I’m sure this is a shot that’s been widely used (ie. Shine) but I would love to somehow experiment with an open plan apartment complex, or even work on a film about someone trying to exit a building, rounding staircases, opening doors, passing through corridors, nearly getting to the end of the building only to find that it goes further and further. I have a recurring dream that I’m at work at the deli and someone asks for 200g of cooked peeled prawns. These are usually placed at the end of the deli so I walk the customer down to find that the display case doesn’t end and only stretches further and further. The customer has reached the end and is impatiently waiting by the prawns for me to weight them but I can’t get to the end, as if I’m stuck, running on a treadmill.
This next composition is really interesting to me.
1st shot: Jess takes the stage just after the shot off the partition. No one is interested in the performance.
2nd shot: This is my favourite shot, the sense of space, and how small they look on stage, the still heads, just watching and staring, the distance between Jess and the rest of the girls. They look scared and small, which is exactly what this scene was trying to communicate.
Image 3: 30 shots later, we have this image of the girls at the end of the performance.

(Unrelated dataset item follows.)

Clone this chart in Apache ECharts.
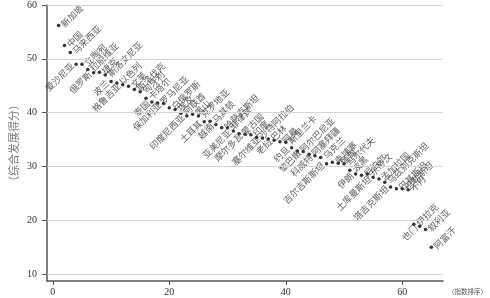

Jess has been cheated closer to the rest of the group, clapping and cheering hands breaks the awkward inaction from the crowd, the camera slightly pans to the left, rather than the stick motionless we saw at the start of the performance. The camera height is lower, and we are more encompassed within the crowd. Also, we appear to be closer to the Sapphires, physically and emotionally!
trying to recreate didge death sequence from neighbours
rip didge
This was the first colour grade I tried. It reminded me of editing instagram pictures which is a fine art. Unfortunately I found the preview screen really hard to notice effects and changes on because it was so small. I used the RGB chart to change these which is why I ended up with that extreme black and yellow image. In the end I was playing around with saturation and tried to make a homage to Didge’s death sequence in Neighbours; the most oversaturated clip I can remember. It’s the last…. day on earth… in my dreams dreams dreams……
COLOUR GRADE 2
original
ideal
ugliest
chopper/underbelly
I used the saturation sphere tool to change the colours here. I like a bit of warmth in this because the locker rooms, as beautiful as they are, have a really harsh, cold flourescent light which I’ve warmed up in the second image. The third one was too blue and I’m not a fan, and the final image is where I tried to recreate the lighting in Chopper or Undferbelly which I’ve been rewatching. Green = drug den. Blue = cops talking about a case. Red = sexy scene.
COLOUR GRADE 3
Original
vibrant blues
trying to make orange the main colour
dull
We’re very adamant about using the amazing lighting already provided in the bowls club, however through colour grading we can really play with the tone of the images. I love the deep blues I can pull out of this scene. I’m still not very experienced with this but if I can make it less saturated but still pull those vibrant colours I would be super satisfied.